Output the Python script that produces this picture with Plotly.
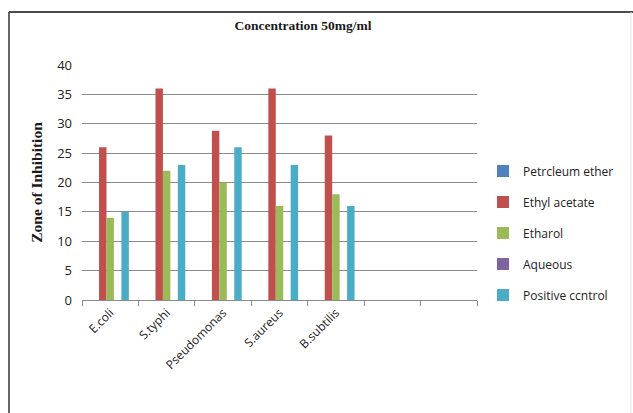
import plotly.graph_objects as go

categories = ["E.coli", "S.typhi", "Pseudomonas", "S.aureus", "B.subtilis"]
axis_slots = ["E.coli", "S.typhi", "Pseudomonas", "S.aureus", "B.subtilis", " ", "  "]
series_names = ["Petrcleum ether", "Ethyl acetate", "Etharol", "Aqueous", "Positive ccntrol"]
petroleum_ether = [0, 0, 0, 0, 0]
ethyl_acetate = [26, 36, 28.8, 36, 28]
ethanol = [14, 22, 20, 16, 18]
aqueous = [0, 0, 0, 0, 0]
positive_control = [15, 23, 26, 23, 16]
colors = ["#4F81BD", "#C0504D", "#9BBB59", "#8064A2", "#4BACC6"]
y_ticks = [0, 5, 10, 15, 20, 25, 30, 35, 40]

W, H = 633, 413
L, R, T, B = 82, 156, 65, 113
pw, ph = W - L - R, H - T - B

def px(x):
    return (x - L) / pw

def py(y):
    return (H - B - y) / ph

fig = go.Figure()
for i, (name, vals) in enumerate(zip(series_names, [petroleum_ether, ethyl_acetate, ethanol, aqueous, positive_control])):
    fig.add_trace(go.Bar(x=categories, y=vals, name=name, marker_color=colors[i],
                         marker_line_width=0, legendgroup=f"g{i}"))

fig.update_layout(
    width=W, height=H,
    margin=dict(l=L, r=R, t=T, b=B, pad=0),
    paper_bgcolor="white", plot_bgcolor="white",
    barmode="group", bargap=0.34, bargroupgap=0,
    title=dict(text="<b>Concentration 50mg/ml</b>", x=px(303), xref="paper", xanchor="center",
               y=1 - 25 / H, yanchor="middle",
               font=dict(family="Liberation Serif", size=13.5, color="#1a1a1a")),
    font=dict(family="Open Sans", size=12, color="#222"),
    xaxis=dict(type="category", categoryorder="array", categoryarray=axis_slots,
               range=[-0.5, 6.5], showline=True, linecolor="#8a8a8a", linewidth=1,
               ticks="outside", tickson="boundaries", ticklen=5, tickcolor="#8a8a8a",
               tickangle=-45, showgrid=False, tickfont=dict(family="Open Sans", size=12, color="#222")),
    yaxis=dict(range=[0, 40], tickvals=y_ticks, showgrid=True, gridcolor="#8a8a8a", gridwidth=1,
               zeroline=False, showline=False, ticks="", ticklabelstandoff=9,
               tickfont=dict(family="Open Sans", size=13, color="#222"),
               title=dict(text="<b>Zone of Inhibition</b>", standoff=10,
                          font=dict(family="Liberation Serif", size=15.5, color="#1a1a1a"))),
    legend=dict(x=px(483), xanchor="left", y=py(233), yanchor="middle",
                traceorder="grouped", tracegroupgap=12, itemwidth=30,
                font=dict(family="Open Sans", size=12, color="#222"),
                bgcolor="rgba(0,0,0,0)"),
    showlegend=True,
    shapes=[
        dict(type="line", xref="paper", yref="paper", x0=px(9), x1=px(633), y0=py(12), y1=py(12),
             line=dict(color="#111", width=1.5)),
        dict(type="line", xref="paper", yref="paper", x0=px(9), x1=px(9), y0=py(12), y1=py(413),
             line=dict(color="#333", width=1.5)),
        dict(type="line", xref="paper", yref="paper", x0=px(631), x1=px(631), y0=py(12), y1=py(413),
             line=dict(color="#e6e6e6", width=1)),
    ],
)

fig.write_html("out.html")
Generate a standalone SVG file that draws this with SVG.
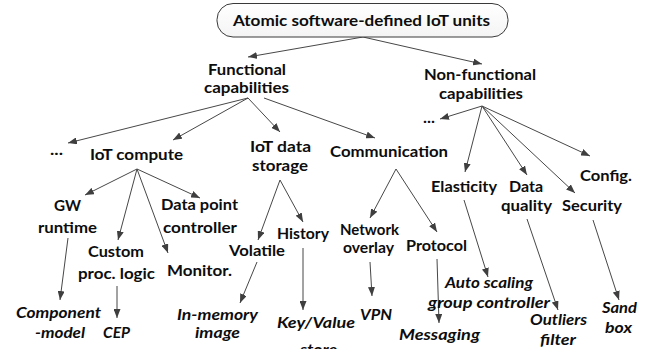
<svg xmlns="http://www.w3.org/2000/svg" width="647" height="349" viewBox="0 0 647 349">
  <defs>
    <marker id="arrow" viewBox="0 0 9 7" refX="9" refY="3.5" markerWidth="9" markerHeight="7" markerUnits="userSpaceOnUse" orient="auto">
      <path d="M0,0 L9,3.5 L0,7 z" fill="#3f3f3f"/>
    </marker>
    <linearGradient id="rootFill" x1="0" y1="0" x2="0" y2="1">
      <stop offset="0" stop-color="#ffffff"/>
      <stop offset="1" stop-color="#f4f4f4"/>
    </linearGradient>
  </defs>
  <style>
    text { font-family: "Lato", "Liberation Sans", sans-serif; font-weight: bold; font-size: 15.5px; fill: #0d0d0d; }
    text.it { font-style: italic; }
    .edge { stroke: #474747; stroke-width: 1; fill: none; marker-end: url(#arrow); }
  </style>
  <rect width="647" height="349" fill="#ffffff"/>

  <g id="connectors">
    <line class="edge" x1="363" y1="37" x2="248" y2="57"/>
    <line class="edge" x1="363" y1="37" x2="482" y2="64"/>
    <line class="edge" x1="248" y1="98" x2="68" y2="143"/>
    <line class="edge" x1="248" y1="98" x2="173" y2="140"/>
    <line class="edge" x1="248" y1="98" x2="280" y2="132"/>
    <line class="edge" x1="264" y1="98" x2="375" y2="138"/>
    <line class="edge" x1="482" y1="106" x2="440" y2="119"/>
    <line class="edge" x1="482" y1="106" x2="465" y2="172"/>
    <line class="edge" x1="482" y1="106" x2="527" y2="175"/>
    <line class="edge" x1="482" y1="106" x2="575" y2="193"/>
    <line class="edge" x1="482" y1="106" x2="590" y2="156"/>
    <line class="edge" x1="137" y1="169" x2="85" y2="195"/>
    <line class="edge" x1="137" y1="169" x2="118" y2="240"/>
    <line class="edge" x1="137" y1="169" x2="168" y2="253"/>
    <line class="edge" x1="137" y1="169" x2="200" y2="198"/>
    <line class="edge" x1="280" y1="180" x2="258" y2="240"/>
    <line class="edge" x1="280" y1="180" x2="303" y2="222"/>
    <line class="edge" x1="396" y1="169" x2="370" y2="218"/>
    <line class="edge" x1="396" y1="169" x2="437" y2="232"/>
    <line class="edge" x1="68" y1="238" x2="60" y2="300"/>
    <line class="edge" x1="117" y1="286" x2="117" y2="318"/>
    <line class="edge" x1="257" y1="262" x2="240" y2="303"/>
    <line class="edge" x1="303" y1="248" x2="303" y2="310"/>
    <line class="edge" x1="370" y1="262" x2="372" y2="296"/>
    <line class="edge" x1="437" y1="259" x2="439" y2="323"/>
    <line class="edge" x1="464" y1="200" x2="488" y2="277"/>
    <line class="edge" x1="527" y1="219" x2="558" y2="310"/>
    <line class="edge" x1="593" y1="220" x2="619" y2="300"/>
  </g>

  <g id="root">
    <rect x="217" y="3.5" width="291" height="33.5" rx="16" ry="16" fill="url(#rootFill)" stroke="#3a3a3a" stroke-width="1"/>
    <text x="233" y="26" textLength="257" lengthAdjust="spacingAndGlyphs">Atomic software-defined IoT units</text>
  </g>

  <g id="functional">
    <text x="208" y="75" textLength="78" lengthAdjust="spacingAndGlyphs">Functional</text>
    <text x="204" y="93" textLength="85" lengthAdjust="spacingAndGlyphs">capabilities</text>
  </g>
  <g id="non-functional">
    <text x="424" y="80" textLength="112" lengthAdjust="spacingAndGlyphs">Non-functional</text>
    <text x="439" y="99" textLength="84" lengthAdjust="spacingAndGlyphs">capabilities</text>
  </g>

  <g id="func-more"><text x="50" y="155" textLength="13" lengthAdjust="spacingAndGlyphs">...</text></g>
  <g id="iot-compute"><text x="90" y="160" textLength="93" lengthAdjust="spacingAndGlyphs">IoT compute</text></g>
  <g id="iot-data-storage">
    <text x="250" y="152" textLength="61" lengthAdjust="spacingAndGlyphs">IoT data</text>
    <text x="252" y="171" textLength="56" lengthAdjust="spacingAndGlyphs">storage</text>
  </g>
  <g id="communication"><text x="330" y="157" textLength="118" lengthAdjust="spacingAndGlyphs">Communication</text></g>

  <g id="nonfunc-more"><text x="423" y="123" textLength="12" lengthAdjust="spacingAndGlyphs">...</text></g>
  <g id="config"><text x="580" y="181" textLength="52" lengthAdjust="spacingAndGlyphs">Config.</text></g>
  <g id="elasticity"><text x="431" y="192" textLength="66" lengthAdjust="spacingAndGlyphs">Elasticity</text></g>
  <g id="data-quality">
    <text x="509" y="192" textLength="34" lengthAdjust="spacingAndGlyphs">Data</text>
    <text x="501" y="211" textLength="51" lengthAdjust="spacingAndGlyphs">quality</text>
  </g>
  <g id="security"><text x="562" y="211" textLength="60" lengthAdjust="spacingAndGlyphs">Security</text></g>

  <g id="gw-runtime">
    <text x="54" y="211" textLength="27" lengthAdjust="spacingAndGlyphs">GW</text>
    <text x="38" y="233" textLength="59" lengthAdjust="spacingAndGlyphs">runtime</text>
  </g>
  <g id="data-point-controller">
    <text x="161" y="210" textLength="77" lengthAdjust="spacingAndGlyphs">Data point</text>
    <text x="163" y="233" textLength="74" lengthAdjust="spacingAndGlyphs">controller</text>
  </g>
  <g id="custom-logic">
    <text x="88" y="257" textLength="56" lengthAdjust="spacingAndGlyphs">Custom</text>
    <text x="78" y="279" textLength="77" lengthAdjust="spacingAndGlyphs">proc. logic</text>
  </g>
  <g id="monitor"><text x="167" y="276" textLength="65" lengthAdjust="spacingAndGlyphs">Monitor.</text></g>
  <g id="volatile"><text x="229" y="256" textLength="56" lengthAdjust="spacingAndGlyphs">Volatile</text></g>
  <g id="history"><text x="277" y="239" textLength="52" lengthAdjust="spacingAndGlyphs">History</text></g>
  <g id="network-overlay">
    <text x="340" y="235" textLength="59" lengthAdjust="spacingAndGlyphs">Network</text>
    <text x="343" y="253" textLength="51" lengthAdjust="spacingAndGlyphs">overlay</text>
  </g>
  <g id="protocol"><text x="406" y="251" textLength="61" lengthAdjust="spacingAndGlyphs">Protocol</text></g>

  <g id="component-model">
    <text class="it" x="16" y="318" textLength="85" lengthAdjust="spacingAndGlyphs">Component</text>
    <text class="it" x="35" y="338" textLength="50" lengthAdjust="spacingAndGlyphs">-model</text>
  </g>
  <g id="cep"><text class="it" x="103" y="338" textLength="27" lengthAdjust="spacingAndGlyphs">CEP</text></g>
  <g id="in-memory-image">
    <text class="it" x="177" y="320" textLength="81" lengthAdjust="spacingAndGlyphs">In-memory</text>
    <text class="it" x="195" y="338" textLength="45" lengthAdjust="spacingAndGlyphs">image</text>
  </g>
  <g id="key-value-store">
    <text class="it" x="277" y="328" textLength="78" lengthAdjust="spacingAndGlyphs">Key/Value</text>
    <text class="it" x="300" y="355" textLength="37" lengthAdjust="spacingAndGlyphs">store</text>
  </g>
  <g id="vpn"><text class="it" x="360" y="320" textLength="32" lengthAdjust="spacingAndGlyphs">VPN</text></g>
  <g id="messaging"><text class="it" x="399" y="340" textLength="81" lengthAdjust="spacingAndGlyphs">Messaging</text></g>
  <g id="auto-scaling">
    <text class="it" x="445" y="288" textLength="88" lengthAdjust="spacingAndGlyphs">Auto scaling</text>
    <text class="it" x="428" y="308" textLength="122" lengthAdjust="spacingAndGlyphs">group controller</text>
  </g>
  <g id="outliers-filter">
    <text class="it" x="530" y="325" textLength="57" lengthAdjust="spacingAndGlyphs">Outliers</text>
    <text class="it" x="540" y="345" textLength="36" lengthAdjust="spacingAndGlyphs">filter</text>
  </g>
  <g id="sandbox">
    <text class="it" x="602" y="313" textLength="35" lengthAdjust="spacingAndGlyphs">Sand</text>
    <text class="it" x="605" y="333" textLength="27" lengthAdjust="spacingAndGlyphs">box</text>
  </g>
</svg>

......

In the entries above, find each line with the word "this" and copy it.

Output the Python script that produces this picture with Plotly.
Generate a standalone SVG file that draws this with SVG.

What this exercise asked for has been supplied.